Starting at the first line of the data below, retype every line up to and including the one containing "500, interval: 50".

___ Available data

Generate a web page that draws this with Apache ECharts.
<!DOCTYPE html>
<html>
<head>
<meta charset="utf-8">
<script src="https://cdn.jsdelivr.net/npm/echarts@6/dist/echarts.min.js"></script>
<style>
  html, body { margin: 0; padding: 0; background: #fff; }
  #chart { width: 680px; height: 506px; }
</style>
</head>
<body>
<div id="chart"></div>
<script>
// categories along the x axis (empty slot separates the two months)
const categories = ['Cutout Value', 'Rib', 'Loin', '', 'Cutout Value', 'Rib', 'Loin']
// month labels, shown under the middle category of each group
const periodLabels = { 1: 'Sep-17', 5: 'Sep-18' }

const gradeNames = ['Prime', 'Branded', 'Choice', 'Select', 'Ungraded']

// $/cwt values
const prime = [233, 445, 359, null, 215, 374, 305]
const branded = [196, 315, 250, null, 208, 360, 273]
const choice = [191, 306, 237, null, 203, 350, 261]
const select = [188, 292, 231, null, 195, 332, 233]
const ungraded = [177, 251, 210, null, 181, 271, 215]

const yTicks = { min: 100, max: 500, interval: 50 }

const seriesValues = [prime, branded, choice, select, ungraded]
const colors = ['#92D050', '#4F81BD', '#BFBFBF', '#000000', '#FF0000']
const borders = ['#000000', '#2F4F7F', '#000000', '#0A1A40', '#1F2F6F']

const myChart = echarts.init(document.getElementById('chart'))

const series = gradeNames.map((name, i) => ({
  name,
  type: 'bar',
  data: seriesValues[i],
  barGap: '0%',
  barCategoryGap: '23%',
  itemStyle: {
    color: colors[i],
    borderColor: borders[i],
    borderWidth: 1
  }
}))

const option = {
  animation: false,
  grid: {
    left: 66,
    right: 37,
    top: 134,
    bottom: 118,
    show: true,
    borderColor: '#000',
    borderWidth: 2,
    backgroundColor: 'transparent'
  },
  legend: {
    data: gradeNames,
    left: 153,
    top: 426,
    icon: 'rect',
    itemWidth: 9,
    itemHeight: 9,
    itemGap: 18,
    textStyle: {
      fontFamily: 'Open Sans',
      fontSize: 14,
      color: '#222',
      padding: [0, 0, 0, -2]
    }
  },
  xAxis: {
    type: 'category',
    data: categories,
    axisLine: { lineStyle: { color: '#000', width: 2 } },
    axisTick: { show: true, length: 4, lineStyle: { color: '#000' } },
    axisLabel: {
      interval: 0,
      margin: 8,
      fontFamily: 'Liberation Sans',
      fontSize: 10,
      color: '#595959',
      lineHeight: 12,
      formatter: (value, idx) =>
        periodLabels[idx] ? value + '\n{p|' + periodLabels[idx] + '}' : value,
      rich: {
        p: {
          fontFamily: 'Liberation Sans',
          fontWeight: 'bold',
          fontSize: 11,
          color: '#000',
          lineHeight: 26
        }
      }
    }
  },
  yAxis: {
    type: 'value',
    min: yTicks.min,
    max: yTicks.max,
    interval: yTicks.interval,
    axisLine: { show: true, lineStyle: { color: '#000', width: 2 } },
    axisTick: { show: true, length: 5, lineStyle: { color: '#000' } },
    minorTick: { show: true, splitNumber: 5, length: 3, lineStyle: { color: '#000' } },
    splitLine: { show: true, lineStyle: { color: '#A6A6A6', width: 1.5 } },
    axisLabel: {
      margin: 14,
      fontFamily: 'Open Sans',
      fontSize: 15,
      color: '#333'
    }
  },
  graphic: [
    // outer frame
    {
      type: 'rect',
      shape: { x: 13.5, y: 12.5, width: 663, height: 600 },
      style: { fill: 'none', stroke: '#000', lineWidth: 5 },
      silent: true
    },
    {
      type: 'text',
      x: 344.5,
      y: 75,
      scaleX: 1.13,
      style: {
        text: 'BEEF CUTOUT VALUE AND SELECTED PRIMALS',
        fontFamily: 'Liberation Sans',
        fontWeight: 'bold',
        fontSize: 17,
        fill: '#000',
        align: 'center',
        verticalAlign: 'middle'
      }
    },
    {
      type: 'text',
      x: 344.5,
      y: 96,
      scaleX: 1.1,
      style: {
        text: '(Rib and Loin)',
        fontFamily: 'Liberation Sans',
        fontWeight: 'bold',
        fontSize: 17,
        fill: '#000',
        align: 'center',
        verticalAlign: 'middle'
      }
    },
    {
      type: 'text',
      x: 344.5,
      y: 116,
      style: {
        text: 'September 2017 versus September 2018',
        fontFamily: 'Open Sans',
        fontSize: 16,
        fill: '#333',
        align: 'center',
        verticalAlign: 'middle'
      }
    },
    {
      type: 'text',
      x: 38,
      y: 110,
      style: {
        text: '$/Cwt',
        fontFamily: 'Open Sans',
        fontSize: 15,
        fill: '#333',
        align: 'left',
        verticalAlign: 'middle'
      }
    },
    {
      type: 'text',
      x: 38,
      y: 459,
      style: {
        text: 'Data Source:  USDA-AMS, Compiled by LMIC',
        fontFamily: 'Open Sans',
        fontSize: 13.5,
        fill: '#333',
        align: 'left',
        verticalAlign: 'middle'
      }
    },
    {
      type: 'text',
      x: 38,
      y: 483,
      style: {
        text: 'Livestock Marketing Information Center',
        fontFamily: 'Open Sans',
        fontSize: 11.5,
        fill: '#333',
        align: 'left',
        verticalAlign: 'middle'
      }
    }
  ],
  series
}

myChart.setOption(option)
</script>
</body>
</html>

______

## Result of the task
Generate a web page that draws this with Apache ECharts.
<!DOCTYPE html>
<html>
<head>
<meta charset="utf-8">
<script src="https://cdn.jsdelivr.net/npm/echarts@6/dist/echarts.min.js"></script>
<style>
  html, body { margin: 0; padding: 0; background: #fff; }
  #chart { width: 680px; height: 506px; }
</style>
</head>
<body>
<div id="chart"></div>
<script>
// categories along the x axis (empty slot separates the two months)
const categories = ['Cutout Value', 'Rib', 'Loin', '', 'Cutout Value', 'Rib', 'Loin']
// month labels, shown under the middle category of each group
const periodLabels = { 1: 'Sep-17', 5: 'Sep-18' }

const gradeNames = ['Prime', 'Branded', 'Choice', 'Select', 'Ungraded']

// $/cwt values
const prime = [233, 445, 359, null, 215, 374, 305]
const branded = [196, 315, 250, null, 208, 360, 273]
const choice = [191, 306, 237, null, 203, 350, 261]
const select = [188, 292, 231, null, 195, 332, 233]
const ungraded = [177, 251, 210, null, 181, 271, 215]

const yTicks = { min: 100, max: 500, interval: 50 }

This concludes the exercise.